Comparative Study: Standalone IEEE 16-bit Floating-Point for Image Classification

Reducing the number of bits needed to encode the weights and activations of neural networks is highly desirable as it speeds up their training and inference time while reducing memory consumption. It is unsurprising that considerable attention has been drawn to developing neural networks that employ lower-precision computation. This includes IEEE 16-bit, Google bfloat16, 8-bit, 4-bit floating-point or fixed-point, 2-bit, and various mixed-precision algorithms. Out of these low-precision formats, IEEE 16-bit stands out due to its universal compatibility with contemporary GPUs. This accessibility contrasts with bfloat16, which needs high-end GPUs, or other non-standard fewer-bit designs, which typically require software simulation. This study focuses on the widely accessible IEEE 16-bit format for comparative analysis. This analysis involves an in-depth theoretical investigation of the factors that lead to discrepancies between 16-bit and 32-bit models, including a formalization of the concepts of floating-point error and tolerance to understand the conditions under which a 16-bit model can approximate 32-bit results.
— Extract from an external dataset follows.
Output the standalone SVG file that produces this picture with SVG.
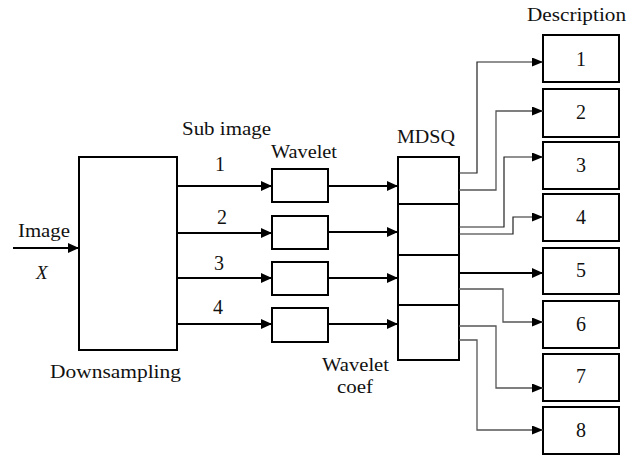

Contrary to literature that credits the success of noise-tolerated neural networks to regularization effects, our study-supported by a series of rigorous experiments-provides a quantitative explanation of why standalone IEEE 16-bit floating-point neural networks can perform on par with 32-bit and mixed-precision networks in various image classification tasks. Because no prior research has studied IEEE 16-bit as a standalone floating-point precision in neural networks, we believe our findings will have significant impacts, encouraging the adoption of standalone IEEE 16-bit networks in future neural network applications.